Friday 26 April 2013

Vegan Cracker-Flat Bread

Yet another post on food. But this time, like all times, it is so totally worth it. After a small respite from baking and generally, cooking anything apart from bare necessity, I had some time for myself but not enough to indulge in an elaborate puff-pastry-ish work. That was when Smitten Kitchen came to my rescue. It's a fabulous blog with super fabulous recipes and ultra super fabulous language content. I picked up her Rosemary Flat bread recipe, which sounded like a zilch effort. And it certainly was!
Since I didn't have fresh rosemary at hand and wasn't willing to substitute it with the intensely flavored dried ones, I decided to use carom seeds instead. It reminded me of lovely carom biscuit sticks my mom use to buy from a neighborhood bakery. Like all store-brought edible entities, this one too triggered greedy cat fights between my bro and I. A key reason for it to be so endearingly special.
So with lots of hope of recreating the childhood memories and a tiny bit ounce of hope of making this a favorite for my daughter, I dove right into the kitchen. The process is simple and the ingredient list finishes before it starts.

Ingredients
Whole Wheat Pastry Flour - 1 3/4 cups (You could also use All-Purpose Flour, but then this makes some health sense)
Baking powder - 1 tsp
Sea Salt - 1 tsp
Carom Seeds - 1 tablespoons
Olive Oil - 1/3 cup
Water 1/2 cup
Nutritional Yeast for dusting

Method



1. Preheat the oven to 450 degree F with the baking sheet placed in the middle rack.
Mix pastry flour, baking powder, sea salt and carom seeds together in a large bowl. If you are sifting flour, throw in all of these except carom seeds, sift into a bowl. Add the seeds.

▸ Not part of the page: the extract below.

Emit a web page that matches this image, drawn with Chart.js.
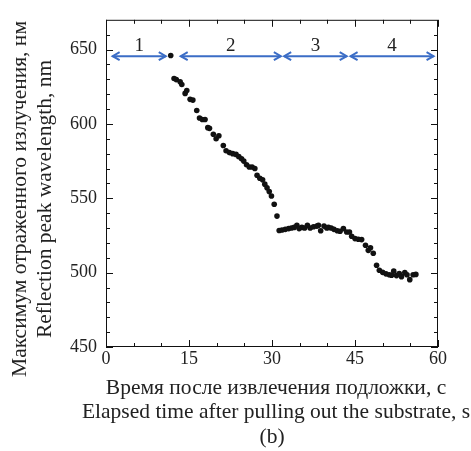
<!DOCTYPE html>
<html lang="ru">
<head>
  <meta charset="UTF-8" />
  <title>Reflection peak wavelength</title>
  <script src="https://cdn.jsdelivr.net/npm/chart.js"></script>
  <style>
    body { margin: 0; background: #fff; }
    #wrap { width: 471px; height: 451px; }
  </style>
</head>
<body>
  <div id="wrap"><canvas id="peakChart" width="471" height="451"></canvas></div>
  <script>
    // measured points, time (s) and peak wavelength (nm)
    const times = [
      11.7, 12.3, 12.7, 13.4, 13.7, 14.3, 14.6, 15.2, 15.7, 16.4,
      16.9, 17.4, 17.9, 18.4, 18.7, 19.4, 19.9, 20.4, 21.2, 21.7,
      22.3, 22.9, 23.5, 24.0, 24.5, 24.9, 25.4, 25.9, 26.4, 26.9,
      27.3, 27.8, 28.3, 28.7, 29.1, 29.5, 29.9, 30.4, 30.9, 31.3,
      31.8, 32.4, 33.0, 33.5, 34.0, 34.5, 34.9, 35.4, 35.9, 36.4,
      36.9, 37.5, 38.1, 38.4, 38.8, 39.4, 39.9, 40.2, 40.7, 41.2,
      41.8, 42.3, 42.9, 43.5, 44.0, 44.4, 45.0, 45.6, 46.2, 46.9,
      47.4, 47.8, 48.3, 48.9, 49.4, 50.0, 50.6, 51.2, 51.6, 52.0,
      52.5, 53.0, 53.4, 54.0, 54.4, 54.9, 55.5, 56.0
    ];
    const wavelengths = [
      646, 630.5, 629.8, 628.3, 626.5, 620.5, 622.5, 616.5, 616, 609,
      604, 603, 603, 597.5, 597, 593, 590, 592, 585.5, 582,
      580.7, 580, 579.5, 578, 576.5, 575, 572.5, 571, 571, 570,
      565.5, 563.5, 562.5, 559.5, 557, 554.5, 551.5, 546, 538, 528.3,
      528.7, 529.1, 529.6, 530, 530.4, 531.8, 529.6, 530.4, 530, 531.8,
      530, 530.9, 531.3, 531.8, 528.2, 531.3, 530, 530.4, 530, 529.1,
      528.2, 527.8, 529.6, 527.3, 527.3, 524.5, 522.9, 522.4, 522.2, 518.4,
      515, 516.7, 513, 505, 501.6, 500.2, 499.2, 498.6, 498.2, 501,
      498, 499.4, 497.3, 500, 498.6, 495.3, 498.6, 498.8
    ];

    // stage arrows
    const stageLabels = ['1', '2', '3', '4'];
    const stageStart = [1.2, 13.5, 32.2, 44.2];
    const stageEnd = [10.8, 31.6, 43.5, 59.2];
    const stageArrowY = 645.5;
    const stageLabelY = 652.5;

    const xTicks = [0, 15, 30, 45, 60];
    const yTicks = [450, 500, 550, 600, 650];
    const xRange = [0, 60];
    const yRange = [450, 670];

    const blue = '#3b6dc6';
    const serif = "'Liberation Serif', 'DejaVu Serif', serif";

    const points = times.map((t, i) => ({ x: t, y: wavelengths[i] }));

    const arrowSets = stageLabels.map((lbl, i) => ({
      label: 'stage ' + lbl,
      isArrow: true,
      data: [{ x: stageStart[i], y: stageArrowY }, { x: stageEnd[i], y: stageArrowY }],
      showLine: true,
      borderColor: blue,
      borderWidth: 2,
      pointRadius: 0
    }));

    const framePlugin = {
      id: 'frame',
      afterDatasetsDraw(chart) {
        const { ctx, chartArea: a, scales } = chart;
        const xs = scales.x, ys = scales.y;
        ctx.save();
        ctx.strokeStyle = '#111';
        ctx.lineWidth = 1;
        ctx.strokeRect(a.left + 0.5, a.top + 0.5, a.right - a.left - 1, a.bottom - a.top - 1);

        // inward ticks on all four sides
        ctx.beginPath();
        for (let v = xRange[0]; v <= xRange[1]; v += 5) {
          const px = Math.round(xs.getPixelForValue(v)) + 0.5;
          const len = v % 15 === 0 ? 7 : 4;
          ctx.moveTo(px, a.bottom); ctx.lineTo(px, a.bottom - len);
          ctx.moveTo(px, a.top); ctx.lineTo(px, a.top + len);
        }
        for (let v = yRange[0]; v < yRange[1]; v += 10) {
          const py = Math.round(ys.getPixelForValue(v)) + 0.5;
          const len = v % 50 === 0 ? 7 : 4;
          ctx.moveTo(a.left, py); ctx.lineTo(a.left + len, py);
          ctx.moveTo(a.right, py); ctx.lineTo(a.right - len, py);
        }
        ctx.stroke();

        // arrow heads
        ctx.strokeStyle = blue;
        ctx.lineWidth = 2;
        chart.data.datasets.forEach((ds, i) => {
          if (!ds.isArrow) return;
          const [p0, p1] = chart.getDatasetMeta(i).data;
          ctx.beginPath();
          ctx.moveTo(p0.x + 7, p0.y - 4); ctx.lineTo(p0.x, p0.y); ctx.lineTo(p0.x + 7, p0.y + 4);
          ctx.moveTo(p1.x - 7, p1.y - 4); ctx.lineTo(p1.x, p1.y); ctx.lineTo(p1.x - 7, p1.y + 4);
          ctx.stroke();
        });

        // stage numbers
        ctx.fillStyle = '#222';
        ctx.font = '19px ' + serif;
        ctx.textAlign = 'center';
        ctx.textBaseline = 'middle';
        stageLabels.forEach((lbl, i) => {
          const mid = (stageStart[i] + stageEnd[i]) / 2;
          ctx.fillText(lbl, xs.getPixelForValue(mid), ys.getPixelForValue(stageLabelY));
        });
        ctx.restore();
      },
      afterDraw(chart) {
        const { ctx, chartArea: a } = chart;
        const cx = (a.left + a.right) / 2;
        ctx.save();
        ctx.fillStyle = '#222';
        ctx.font = '21.5px ' + serif;
        ctx.textAlign = 'center';
        ctx.textBaseline = 'middle';
        ctx.fillText('Время после извлечения подложки, с', cx + 4, 388);
        ctx.fillText('Elapsed time after pulling out the substrate, s', cx + 4, 412);
        ctx.fillText('(b)', cx, 437);

        ctx.translate(0, 199);
        ctx.rotate(-Math.PI / 2);
        ctx.fillText('Максимум отраженного излучения, нм', 0, 20);
        ctx.fillText('Reflection peak wavelength, nm', 0, 45);
        ctx.restore();
      }
    };

    new Chart(document.getElementById('peakChart'), {
      type: 'scatter',
      data: {
        datasets: [{
          label: 'peak',
          data: points,
          backgroundColor: '#111',
          borderWidth: 0,
          pointRadius: 2.8
        }, ...arrowSets]
      },
      options: {
        responsive: false,
        animation: false,
        layout: { padding: { top: 15, right: 33, left: 0, bottom: 0 } },
        plugins: { legend: { display: false }, tooltip: { enabled: false } },
        scales: {
          x: {
            type: 'linear',
            min: xRange[0],
            max: xRange[1],
            afterBuildTicks: s => { s.ticks = xTicks.map(v => ({ value: v })); },
            afterFit: s => { s.height = 104; },
            grid: { display: false, drawTicks: false },
            border: { display: false },
            ticks: { padding: 1, color: '#222', font: { family: serif, size: 18 }, maxRotation: 0 }
          },
          y: {
            type: 'linear',
            min: yRange[0],
            max: yRange[1],
            afterBuildTicks: s => { s.ticks = yTicks.map(v => ({ value: v })); },
            afterFit: s => { s.width = 106; },
            grid: { display: false, drawTicks: false },
            border: { display: false },
            ticks: { padding: 9, color: '#222', font: { family: serif, size: 18 } }
          }
        }
      },
      plugins: [framePlugin]
    });
  </script>
</body>
</html>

2. Make a well in the center, pour oil and water into it, and mix gently with a wooden or rubber spatula.

3. When the mixture visibly comes together, get your hands dirty. Knead them as gently as humanely possible.



4. Divide the dough into three parts. Roll the first dough on a parchment paper in no particular shape. Roll as thin as you can manage. Do NOT let the ends taper very thin as they tend to get burnt (My first set did!).

5. Brush the surface with olive oil, sprinkle some sea salt and nutritional yeast. Press it gently for the flaky yeast to settle in comfortably.

5. Pull out the baking sheet from the oven, slid the parchment paper onto it.

6. Bake for eight minutes, or until the edges starts browning. Repeat with second and third batches with fresh parchment papers.



The yeast adds a cheesy flavor to the already awesome flat bread. You could throw in some cheese too. They also work fabulously.